__Provided records__.
## start

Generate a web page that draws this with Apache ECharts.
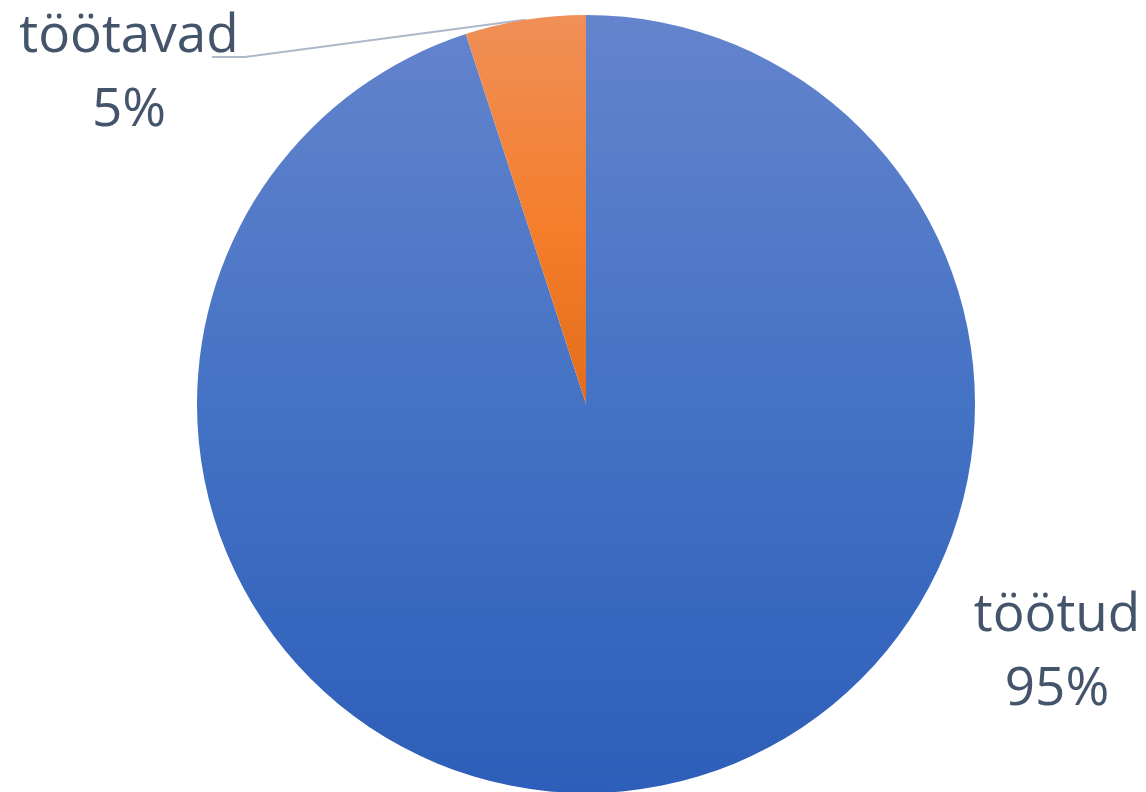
<!DOCTYPE html>
<html>
<head>
<meta charset="utf-8">
<style>
html,body{margin:0;padding:0;background:#fff;}
#chart{width:1146px;height:792px;}
</style>
<script src="https://cdn.jsdelivr.net/npm/echarts@6/dist/echarts.min.js"></script>
</head>
<body>
<div id="chart"></div>
<script>
const categories = ['töötud', 'töötavad'];
const values = [95, 5];
const percentLabels = ['95%', '5%'];

const blueGrad = new echarts.graphic.LinearGradient(0, 0, 0, 1, [
  {offset: 0, color: '#6484CD'},
  {offset: 0.5, color: '#4472C4'},
  {offset: 1, color: '#2D5EB9'}
]);
const orangeGrad = new echarts.graphic.LinearGradient(0, 0, 0, 1, [
  {offset: 0, color: '#F08F58'},
  {offset: 0.55, color: '#F47E2B'},
  {offset: 1, color: '#E46C1B'}
]);
const fills = [blueGrad, orangeGrad];
const labelPos = [[1057, 653], [129, 74]];

const chart = echarts.init(document.getElementById('chart'), null, {renderer: 'canvas'});
chart.setOption({
  animation: false,
  series: [{
    type: 'pie',
    center: [586, 404],
    radius: [0, 389],
    startAngle: 90,
    clockwise: true,
    data: categories.map((c, i) => ({
      name: c,
      value: values[i],
      itemStyle: {color: fills[i]},
      labelLine: {show: i === 1}
    })),
    itemStyle: {borderWidth: 0},
    label: {
      show: true,
      position: 'outside',
      formatter: p => p.name + '\n' + percentLabels[p.dataIndex],
      fontFamily: 'Open Sans',
      fontSize: 53,
      lineHeight: 74,
      color: '#44546A',
      align: 'center'
    },
    labelLine: {
      show: true,
      lineStyle: {color: '#ADB9CA', width: 2}
    },
    labelLayout: function (params) {
      const p = labelPos[params.dataIndex];
      const res = {x: p[0], y: p[1], align: 'center', verticalAlign: 'middle'};
      if (params.dataIndex === 1 && params.labelLinePoints) {
        res.labelLinePoints = [params.labelLinePoints[0], [245, 57], [212, 57]];
      }
      return res;
    }
  }]
});
</script>
</body>
</html>
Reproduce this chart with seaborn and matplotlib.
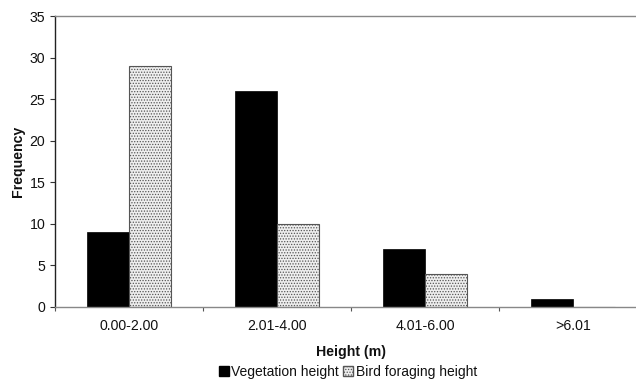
import matplotlib
matplotlib.use("Agg")
import matplotlib.pyplot as plt
from matplotlib.patches import Patch
import seaborn as sns
import pandas as pd

categories = ["0.00-2.00", "2.01-4.00", "4.01-6.00", ">6.01"]
vegetation = [9, 26, 7, 1]
bird_foraging = [29, 10, 4, 0]
series_names = ["Vegetation height", "Bird foraging height"]

df = pd.DataFrame({
    "Height": categories * 2,
    "Frequency": vegetation + bird_foraging,
    "Series": [series_names[0]] * len(categories) + [series_names[1]] * len(categories),
})

sns.set_style("white")
plt.rcParams["font.family"] = ["Liberation Sans", "DejaVu Sans"]
plt.rcParams["hatch.linewidth"] = 0.6
plt.rcParams["hatch.color"] = "#8a8a8a"

fig = plt.figure(figsize=(6.36, 3.8), dpi=100)
ax = fig.add_axes([55 / 636, 73 / 380, 592 / 636, 291 / 380])

sns.barplot(data=df, x="Height", y="Frequency", hue="Series", order=categories,
            hue_order=series_names, palette=["black", "#eeeeee"], width=0.57,
            ax=ax, legend=False, errorbar=None, saturation=1)

n = len(categories)
for i, p in enumerate(ax.patches[:2 * n]):
    if i >= n:
        p.set_hatch("......")
        p.set_edgecolor("#555555")
        p.set_linewidth(0.8)
    else:
        p.set_edgecolor("black")
        p.set_linewidth(0.5)

ax.set_xlim(-0.5, n - 0.5)
ax.set_ylim(0, 35)
ax.set_yticks(range(0, 36, 5))
ax.set_xticks([i - 0.5 for i in range(n + 1)])
ax.set_xticklabels([])
ax.set_xticks(range(n), minor=True)
ax.set_xticklabels(categories, minor=True)
ax.tick_params(axis="x", which="major", length=3, width=0.8, color="#555555", direction="out", bottom=True)
ax.tick_params(axis="x", which="minor", length=0, labelsize=10.2, pad=9, labelcolor="#111111")
ax.tick_params(axis="y", length=3.5, width=0.8, color="#333333", direction="out", left=True,
               labelsize=10.2, pad=3.5, labelcolor="#111111")

for side in ["top", "bottom", "left", "right"]:
    ax.spines[side].set_visible(True)
ax.spines["left"].set_color("#222222")
ax.spines["top"].set_color("#888888")
ax.spines["bottom"].set_color("#888888")
ax.spines["right"].set_color("#888888")
for s in ax.spines.values():
    s.set_linewidth(1.0)

ax.set_xlabel("Height (m)", fontsize=10.2, fontweight="bold", labelpad=8, color="#111111")
ax.set_ylabel("Frequency", fontsize=10.2, fontweight="bold", labelpad=3, color="#111111")

handles = [
    Patch(facecolor="black", edgecolor="black", label=series_names[0]),
    Patch(facecolor="#eeeeee", edgecolor="#555555", hatch="......", label=series_names[1]),
]
leg = fig.legend(handles=handles, loc="center", bbox_to_anchor=(348 / 636, 1 - 372 / 380), ncol=2,
                 frameon=False, fontsize=10, handlelength=0.7, handleheight=0.7,
                 handletextpad=0.2, columnspacing=0.3, borderaxespad=0, borderpad=0)
for t in leg.get_texts():
    t.set_color("#111111")

fig.savefig("out.png", dpi=100)
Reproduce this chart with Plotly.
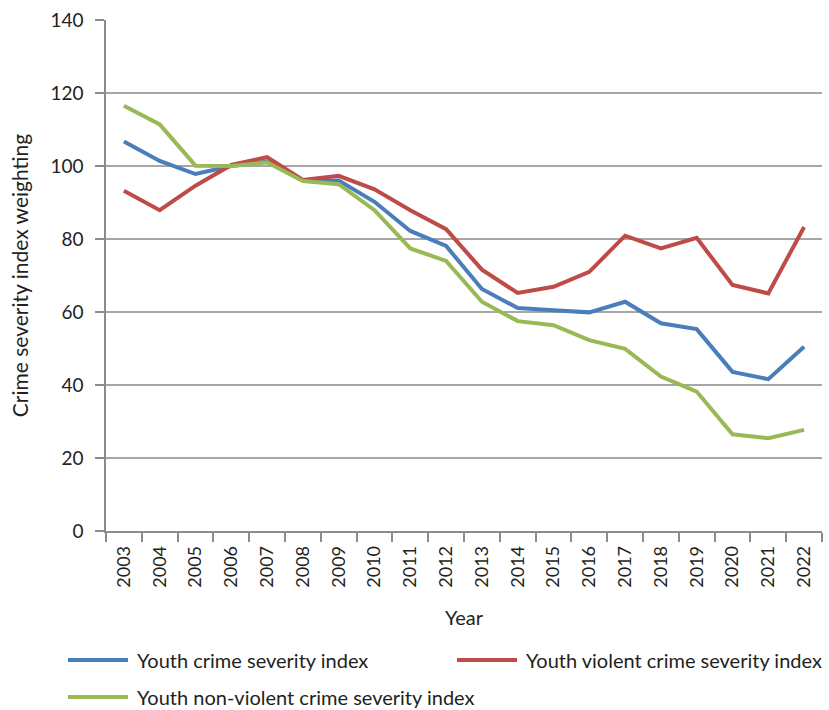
import plotly.graph_objects as go

years = [str(y) for y in range(2003, 2023)]

youth_crime_severity = [106.7, 101.4, 97.8, 100.0, 101.2, 96.1, 96.0, 90.2, 82.2, 78.1,
                        66.3, 61.1, 60.5, 59.9, 62.8, 56.9, 55.3, 43.6, 41.6, 50.5]
youth_violent_severity = [93.2, 87.9, 94.6, 100.3, 102.4, 96.2, 97.3, 93.6, 87.9, 82.7,
                          71.6, 65.2, 66.9, 71.0, 80.9, 77.4, 80.3, 67.4, 65.1, 83.3]
youth_nonviolent_severity = [116.5, 111.4, 100.1, 100.0, 101.0, 95.9, 95.0, 87.9, 77.4, 74.0,
                             62.8, 57.5, 56.4, 52.3, 49.9, 42.3, 38.2, 26.5, 25.4, 27.7]

series_names = ["Youth crime severity index",
                "Youth violent crime severity index",
                "Youth non-violent crime severity index"]
series_values = [youth_crime_severity, youth_violent_severity, youth_nonviolent_severity]
series_colors = ["#4a7ebb", "#be4b48", "#98b954"]

FONT = "Lato"
TEXT = "#231f20"
AXIS = "#8c8c8c"

# plot area in pixels: x 106..822, y 20..531
W, H = 829, 710
L, R, T, B = 106, 7, 20, 179
PW, PH = W - L - R, H - T - B


def px_x(x):
    return (x - L) / PW


def px_y(y):
    return (H - B - y) / PH


fig = go.Figure()
for name, vals, color in zip(series_names, series_values, series_colors):
    fig.add_trace(go.Scatter(
        x=years, y=vals, name=name, mode="lines",
        line=dict(color=color, width=4), showlegend=False,
    ))

# legend drawn below the chart: two entries on the first row, one on the second
legend_slots = [(68, 660), (457, 660), (68, 697)]
for (lx, ly), name, color in zip(legend_slots, series_names, series_colors):
    fig.add_shape(type="line", xref="paper", yref="paper",
                  x0=px_x(lx), x1=px_x(lx + 60), y0=px_y(ly), y1=px_y(ly),
                  line=dict(color=color, width=4))
    fig.add_annotation(xref="paper", yref="paper", x=px_x(lx + 67), y=px_y(ly),
                       xanchor="left", yanchor="middle", showarrow=False,
                       text=name, font=dict(family=FONT, size=20, color=TEXT))

fig.update_layout(
    width=W, height=H,
    margin=dict(l=L, r=R, t=T, b=B, autoexpand=False),
    paper_bgcolor="white", plot_bgcolor="white",
    font=dict(family=FONT, size=20, color=TEXT),
    showlegend=False,
)

fig.update_xaxes(
    type="category", range=[-0.5, 19.5],
    tickson="boundaries", ticks="outside", ticklen=9, tickcolor=AXIS, tickwidth=1.5,
    tickangle=-90, tickfont=dict(size=18, color=TEXT), ticklabelstandoff=6,
    showgrid=False, showline=True, linecolor=AXIS, linewidth=1.5,
    title=dict(text="Year", font=dict(size=20), standoff=24),
    automargin=False,
)
fig.update_yaxes(
    range=[0, 140], dtick=20, ticks="outside", ticklen=9, tickcolor=AXIS, tickwidth=1.5,
    tickfont=dict(size=19, color=TEXT), ticklabelstandoff=8,
    showgrid=True, gridcolor="#a6a6a6", gridwidth=1.5,
    showline=True, linecolor=AXIS, linewidth=1.5, zeroline=False,
    title=dict(text="Crime severity index weighting", font=dict(size=21), standoff=16),
    automargin=False,
)

fig.write_html("out.html")
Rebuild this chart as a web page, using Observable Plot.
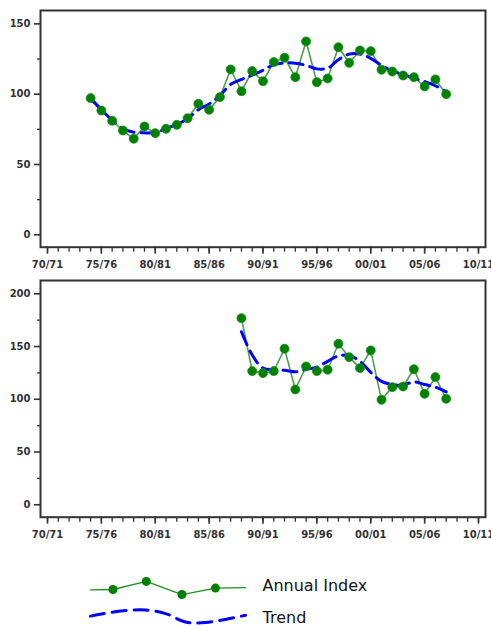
<!DOCTYPE html>
<html>
<head>
<meta charset="utf-8">
<script src="https://cdn.jsdelivr.net/npm/d3@7"></script>
<script src="https://cdn.jsdelivr.net/npm/@observablehq/plot@0.6"></script>
<style>
  html, body { margin: 0; padding: 0; background: #fff; }
  #chart svg { display: block; }
</style>
</head>
<body>
<div id="chart"></div>
<script>
// ---- Data ----
const years1 = [1974,1975,1976,1977,1978,1979,1980,1981,1982,1983,1984,1985,1986,1987,1988,1989,1990,1991,1992,1993,1994,1995,1996,1997,1998,1999,2000,2001,2002,2003,2004,2005,2006,2007];
const index1 = [97.2,88.4,81.1,74.2,68.3,77.0,72.3,75.4,78.2,82.9,93.2,88.9,97.9,117.6,102.1,116.4,109.2,122.8,125.9,112.1,137.5,108.5,111.2,133.4,122.3,131.1,130.6,117.4,116.1,113.3,112.1,105.5,110.5,100.0];
const trend1 = [97,89,81.5,75.5,73,72.5,72.8,75.5,78.5,82.5,89,93,99,107,110.5,113.5,117,121,122.2,122,120.5,118,118.5,124.5,128.5,128.5,125.5,120.5,116.5,114,111.5,109,106,102];

const years2 = [1988,1989,1990,1991,1992,1993,1994,1995,1996,1997,1998,1999,2000,2001,2002,2003,2004,2005,2006,2007];
const index2 = [176.9,126.7,124.8,126.7,147.9,109.3,131.1,126.7,128,152.6,139.9,129.5,146.3,99.5,111.5,112.1,128.5,105.2,121,100.5];
const trend2 = [164,142,129.5,128,127.5,126,128.5,130.5,136,141,141.5,136,125.5,117,114,113.5,116.5,114,111.5,107];

// Tick values
const xMajorTicks = [1970,1975,1980,1985,1990,1995,2000,2005,2010];
const xMinorTicks = [1970,1971,1972,1973,1974,1975,1976,1977,1978,1979,1980,1981,1982,1983,1984,1985,1986,1987,1988,1989,1990,1991,1992,1993,1994,1995,1996,1997,1998,1999,2000,2001,2002,2003,2004,2005,2006,2007,2008,2009,2010];
const yMajorTop = [0,50,100,150];
const yMinorTop = [25,75,125];
const yMajorBottom = [0,50,100,150,200];
const yMinorBottom = [25,75,125,175];

// Legend labels and sample shapes (normalized units)
const legendLabels = ["Annual Index", "Trend"];
const legendIndexX = [0, 0.145, 0.36, 0.59, 0.806, 1];
const legendIndexY = [0.01, 0, -0.29, 0.18, -0.05, -0.07];
const legendTrendX = [0, 0.194, 0.355, 0.484, 0.613, 0.742, 1];
const legendTrendY = [-0.05, -0.23, -0.27, -0.14, 0.16, 0.18, -0.08];

// ---- Helpers ----
const seasonLabel = d => String(d % 100).padStart(2, "0") + "/" + String((d + 1) % 100).padStart(2, "0");
const GREEN_LINE = "#4f9f4f";
const GREEN_DOT = "#008000";
const BLUE = "#0000ff";
const AXIS = "#333";

function panel(years, index, trend, yDomain, yMajor, yMinor, height, mTop, mBottom) {
  const pts = years.map((y, i) => ({year: y, value: index[i]}));
  const tr = years.map((y, i) => ({year: y, value: trend[i]}));
  return Plot.plot({
    width: 491,
    height,
    marginLeft: 40,
    marginRight: 6,
    marginTop: mTop,
    marginBottom: mBottom,
    style: {fontFamily: "DejaVu Sans", fontSize: "10px", fontWeight: "bold", color: AXIS, background: "#fff", overflow: "visible"},
    x: {domain: [1969.35, 2010.65], label: null},
    y: {domain: yDomain, label: null},
    marks: [
      Plot.axisX(xMinorTicks, {tickSize: 5, tickFormat: () => "", strokeWidth: 1.3, stroke: AXIS, label: null}),
      Plot.axisX(xMajorTicks, {tickSize: 7, tickPadding: 7, tickFormat: seasonLabel, strokeWidth: 1.6, stroke: AXIS, fill: AXIS, label: null}),
      Plot.axisY(yMinor, {tickSize: 3, tickFormat: () => "", strokeWidth: 1.3, stroke: AXIS, label: null}),
      Plot.axisY(yMajor, {tickSize: 6, tickPadding: 4, strokeWidth: 1.6, stroke: AXIS, fill: AXIS, label: null}),
      Plot.line(pts, {x: "year", y: "value", stroke: GREEN_LINE, strokeWidth: 1.6}),
      Plot.line(tr, {x: "year", y: "value", stroke: BLUE, strokeWidth: 3, strokeDasharray: "14,7", curve: "catmull-rom"}),
      Plot.dot(pts, {x: "year", y: "value", r: 4.5, fill: GREEN_DOT, stroke: "#1a8f1a", strokeWidth: 0.8}),
      Plot.frame({stroke: AXIS, strokeWidth: 2})
    ]
  });
}

const chart = document.getElementById("chart");
chart.append(panel(years1, index1, trend1, [-8.8, 159.5], yMajorTop, yMinorTop, 275, 10, 28.3));
chart.append(panel(years2, index2, trend2, [-11.8, 212.6], yMajorBottom, yMinorBottom, 270, 5, 28.3));

// ---- Legend ----
const legIdx = legendIndexX.map((x, i) => ({x, y: legendIndexY[i]}));
const legTr = legendTrendX.map((x, i) => ({x, y: 1 + legendTrendY[i]}));
const legend = Plot.plot({
  width: 491,
  height: 85,
  marginLeft: 90,
  marginRight: 246,
  marginTop: 0,
  marginBottom: 0,
  style: {background: "#fff", overflow: "visible"},
  x: {domain: [0, 1], axis: null},
  y: {domain: [0, 1], range: [44, 72], axis: null},
  marks: [
    Plot.line(legIdx, {x: "x", y: "y", stroke: "#1f8f1f", strokeWidth: 1.3}),
    Plot.dot(legIdx.slice(1, 5), {x: "x", y: "y", r: 4.5, fill: GREEN_DOT}),
    Plot.line(legTr, {x: "x", y: "y", stroke: BLUE, strokeWidth: 3, strokeDasharray: "14,8", curve: "catmull-rom"}),
    Plot.text([legendLabels[0]], {x: () => 1, y: () => 0, dx: 17, dy: -4, text: d => d, textAnchor: "start", fontFamily: "DejaVu Sans", fontSize: 16, fill: "#111"}),
    Plot.text([legendLabels[1]], {x: () => 1, y: () => 1, dx: 17, dy: 0, text: d => d, textAnchor: "start", fontFamily: "DejaVu Sans", fontSize: 16, fill: "#111"})
  ]
});
chart.append(legend);
</script>
</body>
</html>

## end

__Description of the task__.
Reproduce only the lines of the records from the start up to and including the line that holds "const percentLabels = ['95%', '5%'];"; do not carry over any picture.

__Response__.
Generate a web page that draws this with Apache ECharts.
<!DOCTYPE html>
<html>
<head>
<meta charset="utf-8">
<style>
html,body{margin:0;padding:0;background:#fff;}
#chart{width:1146px;height:792px;}
</style>
<script src="https://cdn.jsdelivr.net/npm/echarts@6/dist/echarts.min.js"></script>
</head>
<body>
<div id="chart"></div>
<script>
const categories = ['töötud', 'töötavad'];
const values = [95, 5];
const percentLabels = ['95%', '5%'];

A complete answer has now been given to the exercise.